5. The fastener product of claim 1 further including a fabric reinforcement layer.

6. The fastener product of claim 5 wherein the fabric reinforcement layer is interposed between the foam layer and the hook tape.

7. The fastener product of claim 1 wherein the film is wider than the foam layer.

8. The fastener product of claim 1 wherein the fastener tape comprises a base having a predetermined width between longitudinal edges, the foam layer having a width greater than the predetermined width of the base, such that edges of the foam layer extend beyond the longitudinal edges of the base.

9. A method of making a foam bun, the method comprising:

providing a fastener product comprising a fastener tape carrying male fastener elements on a first side, a foam layer bonded to a second, opposite side of the fastener tape, and a polymeric film having a surface energy of at least 35 dynes/cm adjacent the foam layer and exposed for contact by a liquid polymer during molding;

engaging the film with an upper trench edge, and compressing the foam between trench walls to sealingly position the fastener tape in a trench in a mold cavity; and

delivering a liquid polymer to the mold cavity.

10. The method of claim 9 wherein the polymeric film has a surface configured so as not to disrupt flow of liquid polymer over the film during molding.

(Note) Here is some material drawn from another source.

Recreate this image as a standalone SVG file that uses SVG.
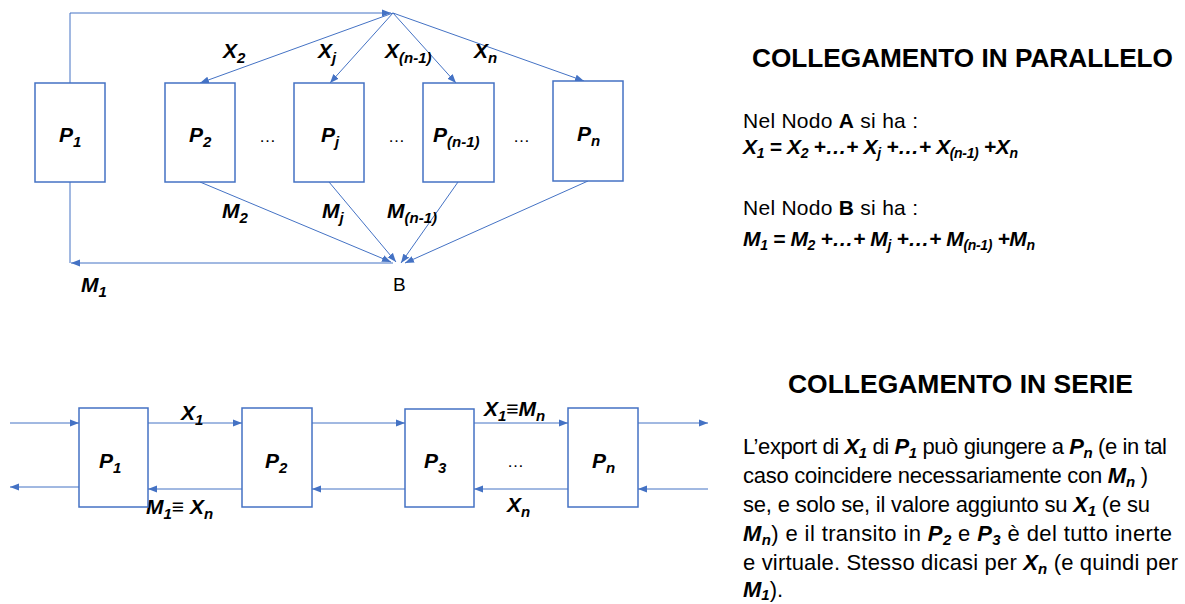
<svg xmlns="http://www.w3.org/2000/svg" width="1185" height="604" viewBox="0 0 1185 604">
<defs>
<style>
text{font-family:"Liberation Sans",Arial,sans-serif;fill:#000}
.bi{font-weight:bold;font-style:italic}
.b{font-weight:bold}
.lbl{font-size:21px;font-weight:bold;font-style:italic}
.box{fill:#fff;stroke:#4472C4;stroke-width:1.5}
.ln{fill:none;stroke:#4472C4;stroke-width:1}
.arr{marker-end:url(#ah)}
.dots{font-size:17px}
.title{font-size:26px;font-weight:bold}
.body{font-size:21px}
.para{font-size:22px}
</style>
<marker id="ah" markerUnits="userSpaceOnUse" markerWidth="9" markerHeight="8" refX="9" refY="4" orient="auto">
<path d="M0,0.5 L9,4 L0,7.5 z" fill="#4472C4"/>
</marker>
</defs>
<rect width="1185" height="604" fill="#fff"/>

<!-- Parallel connectors -->
<g id="parallel-connectors">
<path class="ln arr" d="M70,83 V13 H391"/>
<line class="ln arr" x1="393" y1="13" x2="200" y2="83"/>
<line class="ln arr" x1="393" y1="13" x2="330" y2="83"/>
<line class="ln arr" x1="393" y1="13" x2="456" y2="83"/>
<line class="ln arr" x1="393" y1="13" x2="584" y2="81"/>
<line class="ln arr" x1="200" y1="182" x2="391" y2="262"/>
<line class="ln arr" x1="329" y1="182" x2="396" y2="262"/>
<line class="ln arr" x1="458" y1="182" x2="401" y2="263"/>
<line class="ln arr" x1="588" y1="181" x2="405" y2="263"/>
<line class="ln" x1="70" y1="182" x2="70" y2="263"/>
<line class="ln arr" x1="393" y1="263" x2="71" y2="263"/>
</g>

<!-- Parallel edge labels -->
<g id="parallel-labels">
<text class="lbl" x="223" y="58">X<tspan font-size="15" dy="5">2</tspan></text>
<text class="lbl" x="318" y="58">X<tspan font-size="15" dy="5">j</tspan></text>
<text class="lbl" x="385" y="58">X<tspan font-size="15" dy="5">(n-1)</tspan></text>
<text class="lbl" x="474" y="58">X<tspan font-size="15" dy="5">n</tspan></text>
<text class="lbl" x="222" y="218">M<tspan font-size="15" dy="5">2</tspan></text>
<text class="lbl" x="322" y="218">M<tspan font-size="15" dy="5">j</tspan></text>
<text class="lbl" x="387" y="218">M<tspan font-size="15" dy="5">(n-1)</tspan></text>
<text class="lbl" x="81" y="292">M<tspan font-size="15" dy="5">1</tspan></text>
<text x="393" y="291" font-size="19">B</text>
</g>

<!-- Parallel nodes -->
<g id="par-P1"><rect class="box" x="35" y="83" width="70" height="99"/><text class="lbl" x="59" y="142">P<tspan font-size="15" dy="5">1</tspan></text></g>
<g id="par-P2"><rect class="box" x="165" y="83" width="70" height="99"/><text class="lbl" x="189" y="142">P<tspan font-size="15" dy="5">2</tspan></text></g>
<g id="par-Pj"><rect class="box" x="294" y="83" width="70" height="99"/><text class="lbl" x="321" y="142">P<tspan font-size="15" dy="5">j</tspan></text></g>
<g id="par-Pn1"><rect class="box" x="423" y="83" width="71" height="99"/><text class="lbl" x="433" y="142">P<tspan font-size="15" dy="5">(n-1)</tspan></text></g>
<g id="par-Pn"><rect class="box" x="553" y="81" width="70" height="100"/><text class="lbl" x="577" y="141">P<tspan font-size="15" dy="5">n</tspan></text></g>
<g id="par-dots">
<text class="dots" x="259" y="142">…</text>
<text class="dots" x="388" y="142">…</text>
<text class="dots" x="513" y="142">…</text>
</g>

<!-- Series connectors -->
<g id="series-connectors">
<line class="ln arr" x1="10" y1="423" x2="79" y2="423"/>
<line class="ln arr" x1="148" y1="423" x2="242" y2="423"/>
<line class="ln arr" x1="312" y1="423" x2="405" y2="423"/>
<line class="ln arr" x1="474" y1="423" x2="568" y2="423"/>
<line class="ln arr" x1="638" y1="423" x2="708" y2="423"/>
<line class="ln arr" x1="79" y1="487" x2="10" y2="487"/>
<line class="ln arr" x1="242" y1="489" x2="148" y2="489"/>
<line class="ln arr" x1="405" y1="489" x2="312" y2="489"/>
<line class="ln arr" x1="568" y1="489" x2="474" y2="489"/>
<line class="ln arr" x1="708" y1="489" x2="638" y2="489"/>
</g>

<g id="series-labels">
<text class="lbl" x="181" y="420">X<tspan font-size="15" dy="5">1</tspan></text>
<text class="lbl" x="146" y="514">M<tspan font-size="15" dy="5">1</tspan><tspan dy="-5">≡ X</tspan><tspan font-size="15" dy="5">n</tspan></text>
<text class="lbl" x="484" y="416">X<tspan font-size="15" dy="5">1</tspan><tspan dy="-5">≡M</tspan><tspan font-size="15" dy="5">n</tspan></text>
<text class="lbl" x="507" y="512">X<tspan font-size="15" dy="5">n</tspan></text>
<text class="dots" x="507" y="467">…</text>
</g>

<!-- Series nodes -->
<g id="ser-P1"><rect class="box" x="79" y="408" width="69" height="99"/><text class="lbl" x="99" y="468">P<tspan font-size="15" dy="5">1</tspan></text></g>
<g id="ser-P2"><rect class="box" x="242" y="408" width="70" height="99"/><text class="lbl" x="265" y="468">P<tspan font-size="15" dy="5">2</tspan></text></g>
<g id="ser-P3"><rect class="box" x="405" y="409" width="69" height="98"/><text class="lbl" x="424" y="468">P<tspan font-size="15" dy="5">3</tspan></text></g>
<g id="ser-Pn"><rect class="box" x="568" y="408" width="70" height="99"/><text class="lbl" x="592" y="468">P<tspan font-size="15" dy="5">n</tspan></text></g>

<!-- Right text: parallel -->
<g id="text-parallel">
<text class="title" x="752" y="67" textLength="421" lengthAdjust="spacingAndGlyphs">COLLEGAMENTO IN PARALLELO</text>
<text class="body" x="743" y="128" textLength="175">Nel Nodo <tspan class="b">A</tspan> si ha :</text>
<text class="body bi" x="743" y="154" textLength="275">X<tspan font-size="14" dy="4">1</tspan><tspan dy="-4"> = X</tspan><tspan font-size="14" dy="4">2</tspan><tspan dy="-4"> +…+ X</tspan><tspan font-size="14" dy="4">j</tspan><tspan dy="-4"> +…+ X</tspan><tspan font-size="14" dy="4">(n-1)</tspan><tspan dy="-4"> +X</tspan><tspan font-size="14" dy="4">n</tspan></text>
<text class="body" x="743" y="215" textLength="175">Nel Nodo <tspan class="b">B</tspan> si ha :</text>
<text class="body bi" x="743" y="246" textLength="292">M<tspan font-size="14" dy="4">1</tspan><tspan dy="-4"> = M</tspan><tspan font-size="14" dy="4">2</tspan><tspan dy="-4"> +…+ M</tspan><tspan font-size="14" dy="4">j</tspan><tspan dy="-4"> +…+ M</tspan><tspan font-size="14" dy="4">(n-1)</tspan><tspan dy="-4"> +M</tspan><tspan font-size="14" dy="4">n</tspan></text>
</g>

<!-- Right text: series -->
<g id="text-series">
<text class="title" x="788" y="393" textLength="345" lengthAdjust="spacingAndGlyphs">COLLEGAMENTO IN SERIE</text>
<text class="para" x="743" y="454" textLength="424">L’export di <tspan class="bi">X</tspan><tspan class="bi" font-size="15" dy="4">1</tspan><tspan dy="-4"> di </tspan><tspan class="bi">P</tspan><tspan class="bi" font-size="15" dy="4">1</tspan><tspan dy="-4"> può giungere a </tspan><tspan class="bi">P</tspan><tspan class="bi" font-size="15" dy="4">n</tspan><tspan dy="-4"> (e in tal</tspan></text>
<text class="para" x="743" y="483" textLength="405">caso coincidere necessariamente con <tspan class="bi">M</tspan><tspan class="bi" font-size="15" dy="4">n</tspan><tspan dy="-4"> )</tspan></text>
<text class="para" x="743" y="512" textLength="407">se, e solo se, il valore aggiunto su <tspan class="bi">X</tspan><tspan class="bi" font-size="15" dy="4">1</tspan><tspan dy="-4"> (e su</tspan></text>
<text class="para" x="743" y="541" textLength="429"><tspan class="bi">M</tspan><tspan class="bi" font-size="15" dy="4">n</tspan><tspan dy="-4">) e il transito in </tspan><tspan class="bi">P</tspan><tspan class="bi" font-size="15" dy="4">2</tspan><tspan dy="-4"> e </tspan><tspan class="bi">P</tspan><tspan class="bi" font-size="15" dy="4">3</tspan><tspan dy="-4"> è del tutto inerte</tspan></text>
<text class="para" x="743" y="570" textLength="435">e virtuale. Stesso dicasi per <tspan class="bi">X</tspan><tspan class="bi" font-size="15" dy="4">n</tspan><tspan dy="-4"> (e quindi per</tspan></text>
<text class="para" x="743" y="597"><tspan class="bi">M</tspan><tspan class="bi" font-size="15" dy="3">1</tspan><tspan dy="-3">).</tspan></text>
</g>
</svg>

11. The method of claim 9 further comprising positioning the fastener tape so that the surface of the polymeric film is even with a top surface of the trench.

12. The method of claim 9 wherein the polymeric film has a non-porous surface.

13. The method of claim 9 wherein the trench has, in cross-section, a stepped undercut configuration.

14. The method of claim 10 wherein the polymeric film has a surface energy greater than 35 dynes/cm.

15. The method of claim 9 wherein the polymeric film is selected from the group consisting of polyurethane films, nylon films and polyester films.

16. The method of claim 9 wherein the fastener elements are integrally molded with a sheet-form base.

17. The method of claim 9 further including a fabric reinforcement layer.

18. The method of claim 17 wherein the fabric reinforcement layer is interposed between the foam layer and the hook tape.

19. The method of claim 9 wherein the film is wider than the foam layer.

20. The method of claim 9 wherein the fastener tape comprises a base having a predetermined width between longitudinal edges, the foam layer having a width greater than the predetermined width of the base, such that edges of the foam layer extend beyond the longitudinal edges of the base.